Thermal bridging at stud lines
Timber studs have a thermal conductivity of approximately 0.13 W/(m·K) — significantly higher than the 0.036–0.042 W/(m·K) of the insulation. In a 145 mm stud frame with studs at 600 mm centres, the effective U-value of the wall as built is substantially higher than the calculation for the insulation alone would suggest.
The correction for thermal bridging is quantified using the isothermal planes method described in EN ISO 6946. Adding an external layer of continuous insulation — wood fibre board without interruptions — substantially reduces the bridging correction factor (ΔU). A 60 mm external layer of rigid board reduces the correction from a typical 0.04–0.06 W/(m²·K) to around 0.01–0.02 W/(m²·K).
Common installation errors
Gaps at stud flanges
Flexible batts installed in a hurry often leave a narrow uninsulated gap along the face of the stud. The batt should be pressed firmly to the stud face and held in position by the VCL or sheathing before fixing.
Unsealed VCL penetrations
Electrical back-boxes recessed into the insulated stud cavity without a pre-formed airtight box create a permanent leak point. Pre-formed airtight back-boxes or surface-mounted conduits within the service cavity are the standard correction.
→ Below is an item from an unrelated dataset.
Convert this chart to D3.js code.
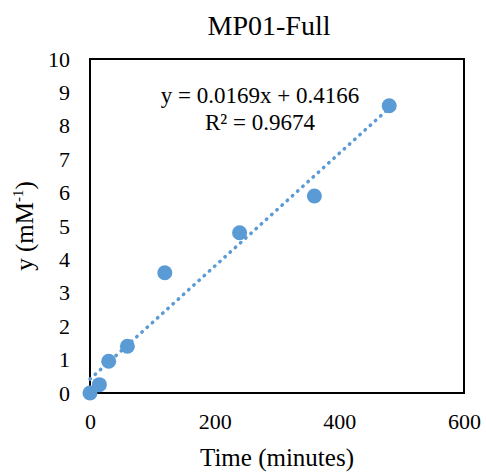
<!DOCTYPE html>
<html><head><meta charset="utf-8">
<script src="https://cdn.jsdelivr.net/npm/d3@7"></script>
<style>body{margin:0;background:#fff}svg{display:block}svg text{font-family:"Liberation Serif","Times New Roman",serif !important;fill:#000}</style>
</head><body>
<svg id="c" width="486" height="474"></svg>
<script>
const xValues = [0, 15, 30, 60, 120, 240, 360, 480];
const yValues = [0, 0.25, 0.95, 1.4, 3.6, 4.8, 5.9, 8.6];
const xTicks = [0, 200, 400, 600];
const yTicks = [0,1,2,3,4,5,6,7,8,9,10];
const trendSlope = 0.0169, trendIntercept = 0.4166;
const equationLines = ["y = 0.0169x + 0.4166", "R² = 0.9674"];
const title = "MP01-Full";
const xTitle = "Time (minutes)";

const serif = '"Liberation Serif", "Times New Roman", serif';
const svg = d3.select("#c");
const L = 90, R = 464, T = 59, B = 393;
const x = d3.scaleLinear().domain([0, 600]).range([L, R]);
const y = d3.scaleLinear().domain([0, 10]).range([B, T]);
const blue = "#5B9BD5";

svg.append("rect").attr("x", L).attr("y", T).attr("width", R - L).attr("height", B - T)
  .attr("fill", "none").attr("stroke", "#000").attr("stroke-width", 2);

const yAxis = svg.append("g").attr("transform", `translate(${L},0)`)
  .call(d3.axisLeft(y).tickValues(yTicks).tickSize(0).tickPadding(20).tickFormat(d3.format("d")));
yAxis.attr("font-family", serif);
yAxis.select(".domain").remove();
yAxis.selectAll("text").attr("font-size", 22).style("font-family", serif);

const xAxis = svg.append("g").attr("transform", `translate(0,${B})`)
  .call(d3.axisBottom(x).tickValues(xTicks).tickSize(0).tickPadding(20).tickFormat(d3.format("d")));
xAxis.attr("font-family", serif);
xAxis.select(".domain").remove();
xAxis.selectAll("text").attr("font-size", 22).style("font-family", serif);

// trendline over the data's x range
const xr = d3.extent(xValues);
svg.append("line")
  .attr("x1", x(xr[0])).attr("y1", y(trendSlope * xr[0] + trendIntercept))
  .attr("x2", x(xr[1])).attr("y2", y(trendSlope * xr[1] + trendIntercept))
  .attr("stroke", blue).attr("stroke-width", 3.5).attr("stroke-linecap", "round")
  .attr("stroke-dasharray", "0.5,6.5");

svg.selectAll("circle.pt").data(xValues).join("circle").attr("class", "pt")
  .attr("cx", d => x(d)).attr("cy", (d, i) => y(yValues[i])).attr("r", 7.5).attr("fill", blue);

svg.append("text").attr("x", 269).attr("y", 35).attr("text-anchor", "middle")
  .attr("font-size", 28).style("font-family", serif).text(title);

svg.append("text").attr("x", 277).attr("y", 466).attr("text-anchor", "middle")
  .attr("font-size", 25).style("font-family", serif).text(xTitle);

const yt = svg.append("text").attr("transform", `translate(33,226) rotate(-90)`)
  .attr("text-anchor", "middle").attr("font-size", 25).style("font-family", serif);
yt.append("tspan").text("y (mM");
yt.append("tspan").attr("font-size", 15).attr("dy", -10).text("-1");
yt.append("tspan").attr("dy", 10).text(")");

svg.selectAll("text.eq").data(equationLines).join("text").attr("class", "eq")
  .attr("x", 260).attr("y", (d, i) => 103 + i * 27).attr("text-anchor", "middle")
  .attr("font-size", 23).style("font-family", serif).text(d => d);
</script>
</body></html>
Compressed insulation at junctions
At window reveals, eaves, and sill junctions, insulation is sometimes compressed rather than cut to fit. Compressed insulation increases density locally but may increase λ and creates discontinuities in the vapour control layer.
Missing cavity closer at party walls
The cavity between external cladding and insulation board must be closed at the top and at any internal junction to prevent fire spread through the cavity. This is a specific requirement under WT.